The lead from Wall Street is soft as the major averages opened mixed on Friday and stayed that way throughout the session, ending on opposite sides of the unchanged line.
The Dow added 34.82 points or 0.08 percent to finish at 44,946.12, while the NASDAQ sank 87.72 points or 0.40 percent to close at 21,622.98 and the S&P 500 fell 18.74 points or 0.29 percent to end at 6,449.80. For the week, the NASDAQ added 0.8 percent, the S&P gained 0.9 percent and the Dow jumped 1.7 percent.
The weakness in the broader markets followed the release of mixed batch of U.S. economic data, which has led to some uncertainty about the outlook for the economy and interest rates.
While the Commerce Department said retail sales increased in line with estimates in July, the University of Michigan noted an unexpected deterioration in consumer sentiment in August.
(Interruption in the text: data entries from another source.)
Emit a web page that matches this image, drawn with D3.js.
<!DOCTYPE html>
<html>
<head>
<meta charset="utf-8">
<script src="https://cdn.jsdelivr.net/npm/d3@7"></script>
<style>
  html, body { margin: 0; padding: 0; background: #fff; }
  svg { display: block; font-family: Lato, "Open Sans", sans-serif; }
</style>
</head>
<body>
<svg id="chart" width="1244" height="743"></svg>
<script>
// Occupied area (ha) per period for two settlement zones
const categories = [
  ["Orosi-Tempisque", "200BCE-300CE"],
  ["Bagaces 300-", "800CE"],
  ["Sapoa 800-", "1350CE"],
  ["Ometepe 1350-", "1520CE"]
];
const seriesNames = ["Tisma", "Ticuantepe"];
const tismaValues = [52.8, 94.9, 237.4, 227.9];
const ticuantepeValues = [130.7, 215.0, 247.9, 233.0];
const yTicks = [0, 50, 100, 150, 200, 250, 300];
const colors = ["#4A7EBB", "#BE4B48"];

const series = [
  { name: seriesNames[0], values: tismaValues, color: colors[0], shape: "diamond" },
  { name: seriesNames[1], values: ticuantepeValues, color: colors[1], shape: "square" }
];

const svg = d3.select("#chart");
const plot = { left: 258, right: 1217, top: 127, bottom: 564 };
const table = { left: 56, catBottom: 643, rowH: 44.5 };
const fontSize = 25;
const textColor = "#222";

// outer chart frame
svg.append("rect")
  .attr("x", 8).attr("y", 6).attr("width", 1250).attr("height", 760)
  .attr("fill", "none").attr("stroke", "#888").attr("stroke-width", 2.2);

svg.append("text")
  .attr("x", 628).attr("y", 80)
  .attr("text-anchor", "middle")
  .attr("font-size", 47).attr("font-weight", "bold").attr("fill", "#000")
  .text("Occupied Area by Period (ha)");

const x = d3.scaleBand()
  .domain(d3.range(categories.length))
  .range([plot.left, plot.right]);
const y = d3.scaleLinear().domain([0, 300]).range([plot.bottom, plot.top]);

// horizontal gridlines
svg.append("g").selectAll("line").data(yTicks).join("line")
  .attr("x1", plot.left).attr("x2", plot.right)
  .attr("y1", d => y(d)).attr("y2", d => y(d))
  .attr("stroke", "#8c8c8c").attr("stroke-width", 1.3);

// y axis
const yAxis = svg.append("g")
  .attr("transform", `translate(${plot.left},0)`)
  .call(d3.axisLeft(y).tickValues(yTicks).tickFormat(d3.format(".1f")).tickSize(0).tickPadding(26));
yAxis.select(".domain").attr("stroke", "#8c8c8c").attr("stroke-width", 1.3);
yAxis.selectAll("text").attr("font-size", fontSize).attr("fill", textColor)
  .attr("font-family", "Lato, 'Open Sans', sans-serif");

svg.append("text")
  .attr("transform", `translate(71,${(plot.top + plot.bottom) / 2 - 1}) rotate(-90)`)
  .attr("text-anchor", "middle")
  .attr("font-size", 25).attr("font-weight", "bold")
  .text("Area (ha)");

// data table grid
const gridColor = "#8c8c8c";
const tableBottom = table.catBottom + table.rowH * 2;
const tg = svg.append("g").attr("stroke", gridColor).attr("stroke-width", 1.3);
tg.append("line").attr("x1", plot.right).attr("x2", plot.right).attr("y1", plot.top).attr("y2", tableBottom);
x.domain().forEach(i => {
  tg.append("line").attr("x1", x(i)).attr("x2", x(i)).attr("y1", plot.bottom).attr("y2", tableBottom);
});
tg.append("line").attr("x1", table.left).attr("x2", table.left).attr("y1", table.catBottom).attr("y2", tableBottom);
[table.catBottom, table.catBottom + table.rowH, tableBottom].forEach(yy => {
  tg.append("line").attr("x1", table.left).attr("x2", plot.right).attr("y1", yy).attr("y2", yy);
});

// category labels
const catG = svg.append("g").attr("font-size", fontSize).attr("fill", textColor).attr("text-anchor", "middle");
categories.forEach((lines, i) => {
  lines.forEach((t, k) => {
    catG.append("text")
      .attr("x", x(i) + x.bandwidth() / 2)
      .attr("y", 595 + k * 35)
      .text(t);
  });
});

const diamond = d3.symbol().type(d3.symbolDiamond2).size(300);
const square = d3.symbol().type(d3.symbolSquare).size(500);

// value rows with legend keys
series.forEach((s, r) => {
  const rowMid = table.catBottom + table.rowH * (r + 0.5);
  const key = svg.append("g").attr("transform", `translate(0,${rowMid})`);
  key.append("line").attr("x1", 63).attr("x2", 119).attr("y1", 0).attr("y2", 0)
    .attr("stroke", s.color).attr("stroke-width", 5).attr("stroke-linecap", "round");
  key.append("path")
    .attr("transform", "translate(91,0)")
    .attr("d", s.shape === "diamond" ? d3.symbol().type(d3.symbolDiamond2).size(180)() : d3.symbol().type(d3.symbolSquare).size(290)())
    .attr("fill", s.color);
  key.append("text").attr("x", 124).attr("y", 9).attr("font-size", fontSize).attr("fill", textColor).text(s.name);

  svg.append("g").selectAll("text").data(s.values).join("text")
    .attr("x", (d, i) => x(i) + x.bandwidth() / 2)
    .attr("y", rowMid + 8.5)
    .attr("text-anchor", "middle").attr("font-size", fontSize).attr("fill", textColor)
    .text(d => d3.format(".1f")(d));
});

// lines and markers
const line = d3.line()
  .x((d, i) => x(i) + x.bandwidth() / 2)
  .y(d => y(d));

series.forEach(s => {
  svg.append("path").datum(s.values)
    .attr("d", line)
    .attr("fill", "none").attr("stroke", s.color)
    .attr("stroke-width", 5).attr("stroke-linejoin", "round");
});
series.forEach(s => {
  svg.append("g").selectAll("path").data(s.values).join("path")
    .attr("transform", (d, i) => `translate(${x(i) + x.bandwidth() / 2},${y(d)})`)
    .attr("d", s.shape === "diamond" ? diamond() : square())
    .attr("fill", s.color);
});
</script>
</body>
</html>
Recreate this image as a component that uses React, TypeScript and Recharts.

On the inflation front, year-ahead inflation expectations jumped to 4.9 percent in August from 4.5 in July, while the Labor Department said import prices increased more than expected last month and the Federal Reserve saw a slight pullback by industrial production in July.
Crude oil traded lower on Friday ahead of the meeting between the presidents of the U.S. and Russia, which ultimately accomplished nothing. West Texas Intermediate crude for September delivery was down $1.20 or 1.88 percent at $62.76 per barrel.